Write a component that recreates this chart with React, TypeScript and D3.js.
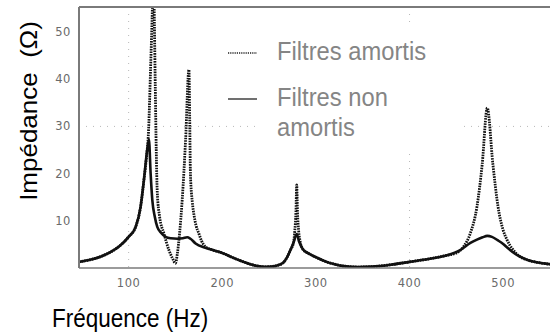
import React from "react";
import * as d3 from "d3";

// Fréquence (Hz) / Impédance (Ω)
const xTicks = [100, 200, 300, 400, 500];
const yTicks = [10, 20, 30, 40, 50];
const gridX = [100, 400];
const gridY = [30];

// Filtres non amortis (solid line, as labelled in the reference)
const solidData: [number, number][] = [
  [47, 1.3], [60, 1.8], [70, 2.4], [80, 3.3], [90, 4.6], [100, 6.6], [107.5, 8.7],
  [112.8, 13], [116.3, 18.6], [119.8, 25], [121.7, 27.2], [123.5, 20], [125.3, 14.4],
  [128, 10.8], [130.6, 8.7], [135, 7.4], [139.5, 6.6], [145, 6.3], [152, 6.2],
  [158, 6.3], [162.5, 6.5], [166, 6.2], [171.5, 5.2], [182, 4.3], [190, 3.8],
  [201, 3.1], [210, 2.3], [220, 1.5], [230, 0.8], [238, 0.4], [245, 0.25], [252, 0.3],
  [258, 0.5], [265, 1.1], [269, 2.2], [272.8, 3.8], [276, 5.3], [279.5, 7.2],
  [282, 5.6], [286, 4.0], [292, 3.1], [300, 2.3], [310, 1.4], [320, 0.8], [330, 0.4],
  [345, 0.2], [360, 0.3], [380, 0.7], [400, 1.3], [420, 1.9], [440, 2.7], [454, 3.8],
  [465, 5.3], [472, 6.0], [478, 6.5], [483, 6.8], [488, 6.6], [494, 5.9], [500, 5.1],
  [504, 4.4], [510, 3.4], [518, 2.4], [526, 1.7], [536, 1.2], [550, 0.8],
];

// Filtres amortis (dotted line, as labelled in the reference)
const dottedData: [number, number][] = [
  [47, 1.3], [60, 1.8], [70, 2.4], [80, 3.3], [90, 4.6], [100, 6.6], [107.5, 8.7],
  [112.8, 13], [116.3, 18.6], [119.8, 25], [121, 28], [123.5, 42.6], [125.5, 56],
  [126.5, 64], [127.5, 52], [128.5, 38], [129.5, 25], [130.6, 16], [133, 11],
  [137.7, 7.3], [143, 3.8], [147, 2.0], [150, 1.0], [152, 3], [154.4, 7.3],
  [157.2, 14.4], [160.8, 27], [164.4, 42], [165.2, 32], [166, 20], [168, 14],
  [170, 11], [172, 9], [175, 7.3], [178, 5.7], [182, 4.5], [190, 3.8],
  [201, 3.1], [210, 2.3], [220, 1.5], [230, 0.8], [238, 0.4], [245, 0.25], [252, 0.3],
  [258, 0.5], [265, 1.1], [269, 2.2], [272.8, 3.8], [276, 5.3], [277.5, 8],
  [278.7, 12], [279.5, 17.6], [280.3, 12], [281.5, 8], [283, 5.8], [286, 4.0],
  [292, 3.1], [300, 2.3], [310, 1.4], [320, 0.8], [330, 0.4], [345, 0.2], [360, 0.3],
  [380, 0.7], [400, 1.3], [420, 1.9], [440, 2.7], [450, 3.2], [458, 4.6], [465, 7.4],
  [472, 13], [477.6, 22], [483, 33.9], [489, 22], [494.5, 13], [500, 8], [504, 6],
  [510, 4], [518, 2.4], [526, 1.7], [536, 1.2], [550, 0.8],
];

const legendItems = [
  { label: ["Filtres amortis"], dash: "1.2,1" },
  { label: ["Filtres non", "amortis"], dash: null },
];

const W = 550;
const H = 333;
const left = 79;
const right = 550;
const top = 7;
const bottom = 268;

export default function App() {
  const x = d3.scaleLinear().domain([47, 550]).range([left, right]);
  const y = d3.scaleLinear().domain([0, 55.3]).range([bottom, top]);
  const line = d3
    .line<[number, number]>()
    .x((d) => x(d[0]))
    .y((d) => y(d[1]))
    .curve(d3.curveMonotoneX);

  const tickFont = "DejaVu Sans, sans-serif";
  const titleFont = "Liberation Sans, Arial, sans-serif";

  return (
    <svg
      width={W}
      height={H}
      style={{ position: "fixed", left: 0, top: 0, background: "#fff" }}
    >
      <defs>
        <clipPath id="plotclip">
          <rect x={left} y={top} width={right - left} height={bottom - top} />
        </clipPath>
      </defs>
      <rect x={0} y={0} width={W} height={H} fill="#fff" />

      {/* grid */}
      {gridX.map((t) => (
        <line
          key={"gx" + t}
          x1={x(t)}
          x2={x(t)}
          y1={top}
          y2={bottom}
          stroke="#b8b8b8"
          strokeWidth={1}
          strokeDasharray="1,6"
        />
      ))}
      {gridY.map((t) => (
        <line
          key={"gy" + t}
          x1={left}
          x2={right}
          y1={y(t)}
          y2={y(t)}
          stroke="#b8b8b8"
          strokeWidth={1}
          strokeDasharray="1,6"
        />
      ))}

      {/* legend background box */}
      <rect x={257} y={28} width={205} height={120} fill="#fff" />

      {/* curves */}
      <g clipPath="url(#plotclip)">
        <path
          d={line(dottedData) || ""}
          fill="none"
          stroke="#111"
          strokeWidth={2.8}
          strokeDasharray="1.6,1"
        />
        <path
          d={line(solidData) || ""}
          fill="none"
          stroke="#111"
          strokeWidth={2.6}
        />
      </g>

      {/* frame */}
      <line x1={left} x2={left} y1={top} y2={bottom} stroke="#7a7a7a" strokeWidth={2} />
      <line x1={left} x2={right} y1={top} y2={top} stroke="#7a7a7a" strokeWidth={2} />
      <line x1={left} x2={right} y1={bottom} y2={bottom} stroke="#7a7a7a" strokeWidth={1.5} />

      {/* ticks */}
      {xTicks.map((t) => (
        <text
          key={"xt" + t}
          x={x(t)}
          y={287}
          textAnchor="middle"
          fontFamily={tickFont}
          fontSize={11.5}
          letterSpacing={0.6}
          fill="#6a6a6a"
        >
          {t}
        </text>
      ))}
      {yTicks.map((t) => (
        <text
          key={"yt" + t}
          x={71}
          y={y(t) + 4}
          textAnchor="end"
          fontFamily={tickFont}
          fontSize={11.5}
          letterSpacing={0.6}
          fill="#6a6a6a"
        >
          {t}
        </text>
      ))}

      {/* legend */}
      {legendItems.map((item, i) => {
        const ly = i === 0 ? 53 : 99;
        const ty = i === 0 ? 60 : 106;
        return (
          <g key={"lg" + i}>
            <line
              x1={228}
              x2={257}
              y1={ly}
              y2={ly}
              stroke="#222"
              strokeWidth={i === 0 ? 1.5 : 1.3}
              strokeDasharray={item.dash || undefined}
            />
            {item.label.map((s, j) => (
              <text
                key={j}
                transform={`translate(277,${ty + j * 30}) scale(0.95,1)`}
                fontFamily={titleFont}
                fontSize={25}
                fill="#858585"
              >
                {s}
              </text>
            ))}
          </g>
        );
      })}

      {/* axis titles */}
      <text
        transform="translate(52,327) scale(0.9,1)"
        fontFamily={titleFont}
        fontSize={25}
        fill="#000"
      >
        Fréquence (Hz)
      </text>
      <text
        transform="translate(37,111) scale(0.9,1) rotate(-90)"
        textAnchor="middle"
        fontFamily={titleFont}
        fontSize={26}
        fill="#000"
        style={{ whiteSpace: "pre" }}
      >
        {"Impédance  (Ω)"}
      </text>
    </svg>
  );
}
---+---
TO BE DONE. Transcribe exactly, with no pictures, the lines running from the first line of the material through the line holding "const gridY = [30];".

ANSWER FOR THE TASK.
Write a component that recreates this chart with React, TypeScript and D3.js.
import React from "react";
import * as d3 from "d3";

// Fréquence (Hz) / Impédance (Ω)
const xTicks = [100, 200, 300, 400, 500];
const yTicks = [10, 20, 30, 40, 50];
const gridX = [100, 400];
const gridY = [30];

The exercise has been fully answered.